Por otra parte, al abordar las causas de la inseguridad alimentaria y malnutrición, se menciona que la mayoría de las personas que padecen estos males crónicos viven en países afectados por conflictos. Se estima que la cifra asciende a 489 millones de los 815 millones de personas subalimentadas. El otro aspecto causal que destaca el documento es el relacionado con los cambios climáticos, en especial las sequías, que tienden a poner en peligro la seguridad alimentaria al limitar la disponibilidad y el acceso a los alimentos. De ahí que se plantee la necesidad de un enfoque que tenga en cuenta los conflictos y armonice las medidas de asistencia humanitaria inmediata con las destinadas al desarrollo incluyente y al mantenimiento de la paz.
Ahora bien, debemos agregar un aspecto sustancial enfatizado en otros estudios.
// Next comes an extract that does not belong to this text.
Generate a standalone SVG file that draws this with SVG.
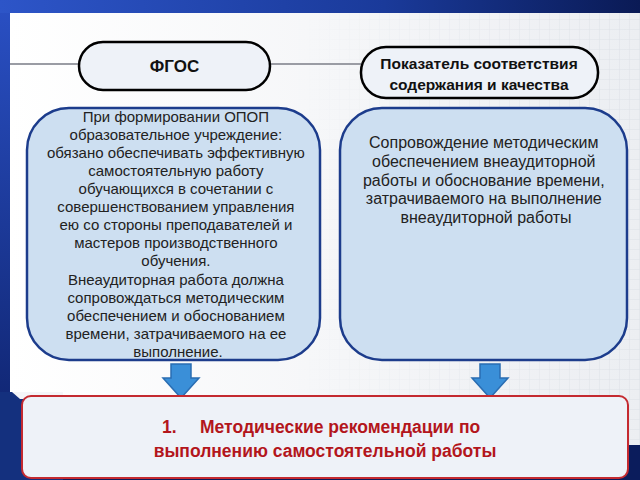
<svg xmlns="http://www.w3.org/2000/svg" width="640" height="480" viewBox="0 0 640 480">
<defs>
<linearGradient id="topg" x1="0" y1="0" x2="1" y2="0">
<stop offset="0" stop-color="#2d55c8"/><stop offset="0.6" stop-color="#1a3a9a"/><stop offset="1" stop-color="#0a1a55"/>
</linearGradient>
<linearGradient id="leftg" x1="0" y1="0" x2="0" y2="1">
<stop offset="0" stop-color="#2a50c4"/><stop offset="1" stop-color="#0c1f66"/>
</linearGradient>
<linearGradient id="panelg" x1="0" y1="0" x2="1" y2="0">
<stop offset="0" stop-color="#ffffff"/><stop offset="1" stop-color="#eceef2"/>
</linearGradient>
<pattern id="grid" width="10" height="10" patternUnits="userSpaceOnUse">
<path d="M10 0V10M0 10H10" fill="none" stroke="#dde0e6" stroke-width="1"/>
</pattern>
<linearGradient id="gridfade" x1="0" y1="0" x2="1" y2="0">
<stop offset="0" stop-color="#fff" stop-opacity="0"/><stop offset="0.45" stop-color="#fff" stop-opacity="0"/><stop offset="1" stop-color="#fff" stop-opacity="1"/>
</linearGradient>
<mask id="gm"><rect x="0" y="0" width="640" height="480" fill="url(#gridfade)"/></mask>
<symbol id="arrow" viewBox="0 0 40 36">
<path d="M10 1H30V15H38L20 35L2 15H10Z" fill="#3a8fd8" stroke="#2a6db2" stroke-width="1.5"/>
</symbol>
</defs>
<style>
.pill{fill:#eef2f8;stroke:#000;stroke-width:2.5}
.bbox{fill:#cddff1;stroke:#1c3c8c;stroke-width:2.5}
.t{font-family:"Liberation Sans",Arial,sans-serif;fill:#222;text-anchor:middle}
.hb{font-weight:bold;fill:#111}
.red{font-family:"Liberation Sans",Arial,sans-serif;font-weight:bold;fill:#b3161c;font-size:17.5px}
.conn{stroke:#9a9ca4;stroke-width:2;fill:none}
</style>
<!-- background -->
<rect x="0" y="0" width="640" height="480" fill="url(#leftg)"/>
<rect x="0" y="0" width="640" height="13" fill="url(#topg)"/>
<rect x="10" y="13" width="630" height="432" fill="url(#panelg)"/>
<rect x="10" y="13" width="630" height="432" fill="url(#grid)" mask="url(#gm)"/>
<rect x="0" y="445" width="640" height="35" fill="#0b1c5c"/>
<rect x="0" y="392" width="63" height="88" fill="#14307e"/>
<path d="M12 392H63V399H20Z" fill="#f4f5f8"/>

<g id="connectors">
<line class="conn" x1="10" y1="64" x2="79" y2="64"/>
<line class="conn" x1="270" y1="64" x2="361" y2="64"/>
<use href="#arrow" x="161" y="363" width="40" height="36"/>
<use href="#arrow" x="470" y="363" width="40" height="36"/>
</g>

<g id="fgos">
<rect class="pill" x="79" y="42" width="191" height="48" rx="24"/>
<text class="t hb" x="174.5" y="72" font-size="17">ФГОС</text>
</g>

<g id="indicator">
<rect class="pill" x="361" y="47" width="237" height="51" rx="25"/>
<text class="t hb" font-size="15.5"><tspan x="479" y="69">Показатель соответствия</tspan><tspan x="479" y="90">содержания и качества</tspan></text>
</g>

<g id="left-box">
<rect class="bbox" x="27" y="108" width="293" height="252" rx="42"/>
<text class="t" font-size="15">
<tspan x="178" y="122">При формировании ОПОП</tspan>
<tspan x="178" y="140">образовательное учреждение:</tspan>
<tspan x="178" y="158">обязано обеспечивать эффективную</tspan>
<tspan x="178" y="176">самостоятельную работу</tspan>
<tspan x="178" y="194">обучающихся в сочетании с</tspan>
<tspan x="178" y="212">совершенствованием управления</tspan>
<tspan x="178" y="230">ею со стороны преподавателей и</tspan>
<tspan x="178" y="248">мастеров производственного</tspan>
<tspan x="178" y="266">обучения.</tspan>
<tspan x="178" y="285">Внеаудиторная работа должна</tspan>
<tspan x="178" y="303">сопровождаться методическим</tspan>
<tspan x="178" y="321">обеспечением и обоснованием</tspan>
<tspan x="178" y="339">времени, затрачиваемого на ее</tspan>
<tspan x="178" y="357">выполнение.</tspan>
</text>
</g>

<g id="right-box">
<rect class="bbox" x="340" y="108" width="287" height="252" rx="42"/>
<text class="t" font-size="16">
<tspan x="486" y="148">Сопровождение методическим</tspan>
<tspan x="486" y="167">обеспечением внеаудиторной</tspan>
<tspan x="486" y="186">работы и обоснование времени,</tspan>
<tspan x="486" y="204">затрачиваемого на выполнение</tspan>
<tspan x="486" y="223">внеаудиторной работы</tspan>
</text>
</g>

<g id="result">
<rect x="22" y="396" width="606" height="82" rx="9" fill="#eef2f8" stroke="#c42a30" stroke-width="2"/>
<text class="red"><tspan x="162" y="433">1.</tspan><tspan x="200" y="433">Методические рекомендации по</tspan></text>
<text class="red" text-anchor="middle" x="325" y="457">выполнению самостоятельной работы</text>
</g>
</svg>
La Confederación Internacional de Organizaciones no Gubernamentales (Oxfam) destaca que una causa primordial del hambre y la malnutrición se encuentra en el poder de quienes han construido un sistema alimentario por y a favor de una minoría, cuyo principal propósito es producir beneficios. Este poder incide en quién puede acceder a los alimentos y quién no. Entre las medidas para revertir este sistema proponen construir una nueva manera de gobernar a nivel mundial, en la que la prioridad máxima sea abordar el hambre y reducir la vulnerabilidad.
Hay, pues, tres grandes peligros que vulneran la seguridad alimentaria: los conflictos, el cambio climático y un sistema de nutrición excluyente. En el discurso que el papa Francisco pronunció con motivo de la Jornada Mundial de la Alimentación 2017, se refirió a la forma en que se han de enfrentar estas amenazas. Primero, recordó que el derecho internacional nos indica los medios para prevenir y resolver los desacuerdos y confrontaciones. Eso implica un nuevo modo de reaccionar ante las pugnas. Dicho en sus palabras:
Se necesita buena voluntad y diálogo para frenar los conflictos y un compromiso total a favor de un desarme gradual y sistemático, previsto por la Carta de las Naciones Unidas, así como para remediar la funesta plaga del tráfico de armas. ¿De qué vale denunciar que a causa de los conflictos millones de personas sean víctimas del hambre y de la desnutrición si no se actúa eficazmente en aras de la paz y el desarme?
En segundo lugar, en cuanto a los cambios climáticos, hizo referencia a la necesidad de acuerdos que garanticen el cuidado del medioambiente. Lo planteó en términos de denuncia y exhortación:
[Hoy día] reaparece la negligencia hacia los delicados equilibrios de los ecosistemas, la presunción de manipular y controlar los recursos limitados del planeta, la avidez del beneficio. Por tanto, es necesario esforzarse en favor de un consenso concreto y práctico […] Estamos llamados a proponer un cambio en los estilos de vida, en el uso de los recursos, en los criterios de producción, hasta en el consumo, que en lo que respecta a los alimentos presenta un aumento de las pérdidas y el desperdicio.
Finalmente, frente a los sistemas que producen muerte por hambre o malnutrición, propuso la solidaridad radical que supone una vida animada por el amor, y que puede llevar a una práctica histórica social de verdadero humanismo. Desde esa sensibilidad pregunta y proclama:
¿Sería exagerado introducir en el lenguaje de la cooperación internacional la categoría del amor, conjugada como gratuidad, igualdad de trato, solidaridad, cultura del don, fraternidad, misericordia? […] Amar significa contribuir a que cada país aumente la producción y llegue a una autosuficiencia alimentaria. Amar se traduce en pensar en nuevos modelos de desarrollo y de consumo, y en adoptar políticas que no empeoren la situación de las poblaciones menos avanzadas o su dependencia externa. Amar significa no seguir dividiendo a la familia humana entre los que gozan de lo superfluo y los que carecen de lo necesario.